California has 3,427 miles of shoreline. Under the state's constitution, the shoreline is available, up to the mean high-tide line, for the public to use. Owners of beach-front homes, however, would prefer to keep the whole beach abutting their properties to themselves. In Malibu, homeowners place phony "No Trespassing" signs on the public beach, and they deploy security guards on all-terrain vehicles to chase away beachgoers. In Malibu's Broad Beach neighborhood, residents have bulldozed wet sand from the shoreline up to the high-tide mark to create a giant access barrier. At Carbon Beach, gated homes spanning multiple lots from a wall that blocks access to the shoreline from the Pacific Coast Highway. Whenever public interest groups have sought to open up pathways to the beach so that the state's constitution may be honored, homeowners have vigorously fought back. In 2005, DreamWorks co-founder David Geffen's decision to give up the keys to locked wooden gates next to his Malibu home, allowing the public to enter a stretch of beach, was headline news because it followed years of litigation and daily fines imposed upon Geffen for unlawfully blocking beach access. Battles over beaches occur in other states as well. In most states, the wet sand area of a beach is held by law in public trust, meaning it exists for the use and benefit of the population as a whole, even when the adjacent property is privately owned.
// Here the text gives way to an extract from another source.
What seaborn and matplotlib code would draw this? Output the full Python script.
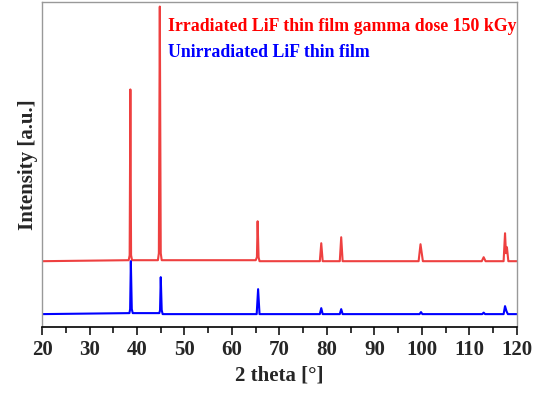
import matplotlib
matplotlib.use("Agg")
import matplotlib.pyplot as plt
from matplotlib.ticker import MultipleLocator
import seaborn as sns
import pandas as pd

# XRD patterns of LiF thin films (intensity in arbitrary units, stacked)
irr_2theta = [20, 38.25, 38.45, 38.6, 38.75, 38.95,
              44.4, 44.6, 44.8, 45.0, 45.2,
              65.0, 65.25, 65.4, 65.6, 65.8,
              78.5, 78.8, 79.1,
              82.7, 83.0, 83.3,
              99.3, 99.7, 100.2,
              112.6, 113.0, 113.4,
              117.2, 117.5, 117.7, 117.9, 118.2,
              120]
irr_intensity = [66, 67, 72, 238, 72, 67,
                 67, 74, 321, 74, 67,
                 67, 70, 106, 70, 66,
                 66, 84, 66,
                 66, 90, 66,
                 66, 83, 66,
                 66, 70, 66,
                 66, 94, 74, 80, 66,
                 66]

unirr_2theta = [20, 38.4, 38.55, 38.7, 38.9, 39.1,
                44.7, 44.85, 45.0, 45.2, 45.4,
                65.2, 65.5, 65.8,
                78.5, 78.8, 79.1,
                82.7, 83.0, 83.3,
                99.5, 99.8, 100.1,
                112.7, 113.0, 113.3,
                117.2, 117.5, 117.8, 118.1,
                120]
unirr_intensity = [13, 14, 18, 66, 18, 14,
                   14, 17, 50, 17, 13,
                   13, 38, 13,
                   13, 19, 13,
                   13, 18, 13,
                   13, 15, 13,
                   13, 14.5, 13,
                   13, 21, 16, 13,
                   13]

labels = ["Irradiated LiF thin film gamma dose 150 kGy",
          "Unirradiated LiF thin film"]
colors = ["#EE4040", "#0000FF"]
xticks = [20, 30, 40, 50, 60, 70, 80, 90, 100, 110, 120]

df = pd.concat([
    pd.DataFrame({"2theta": irr_2theta, "intensity": irr_intensity, "sample": labels[0]}),
    pd.DataFrame({"2theta": unirr_2theta, "intensity": unirr_intensity, "sample": labels[1]}),
])

sns.set_style("white")
plt.rcParams["font.family"] = ["Liberation Serif", "DejaVu Serif"]

fig = plt.figure(figsize=(5.39, 3.96), dpi=100)
ax = fig.add_axes([0.078, 0.174, 0.881, 0.822])

sns.lineplot(data=df, x="2theta", y="intensity", hue="sample",
             palette=dict(zip(labels, colors)), estimator=None,
             linewidth=1.5, legend=False, ax=ax)

ax.set_xlim(20, 120)
ax.set_ylim(0, 326)
ax.set_xticks(xticks)
ax.xaxis.set_minor_locator(MultipleLocator(5))
ax.set_yticks([])
ax.tick_params(axis="x", which="major", direction="out", length=6, width=1.1,
               color="black", labelsize=15, pad=3, bottom=True)
ax.tick_params(axis="x", which="minor", direction="out", length=4, width=1.1,
               color="black", bottom=True)
for lab in ax.get_xticklabels():
    lab.set_fontweight("bold")

for side in ["left", "top", "right"]:
    ax.spines[side].set_color("#999999")
    ax.spines[side].set_linewidth(1.0)
ax.spines["bottom"].set_color("black")
ax.spines["bottom"].set_linewidth(1.2)

ax.set_xlabel("2 theta [°]", fontsize=15, fontweight="bold", labelpad=4)
ax.set_ylabel("Intensity [a.u.]", fontsize=15, fontweight="bold", labelpad=3)

ax.text(46.5, 301, labels[0], color="#FF0000", fontsize=12.8,
        fontweight="bold", va="center", ha="left")
ax.text(46.5, 275, labels[1], color="#0000FF", fontsize=12.8,
        fontweight="bold", va="center", ha="left")

fig.savefig("out.png", dpi=100)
Yet property owners routinely attempt to make their rights go farther than they actually do by interfering with people's ability to access beaches. On the New Jersey shore, homeowners have obstructed public entry points near their properties by erecting fences, and private beach clubs have set up entrance gates that admit only paying members onto public lands. On the island of Oahu, in Hawaii, gated subdivisions have turned public beaches into private sands. And in certain New York municipalities, local voters have passed ordinances limiting the use of the beach to town residents, notwithstanding the fact that they have no legal right to do so. Increasingly, the beach - the public's playground - is subject to private claims. Like the owners of beachfront property, owners of intellectual property regularly claim more than the law gives them.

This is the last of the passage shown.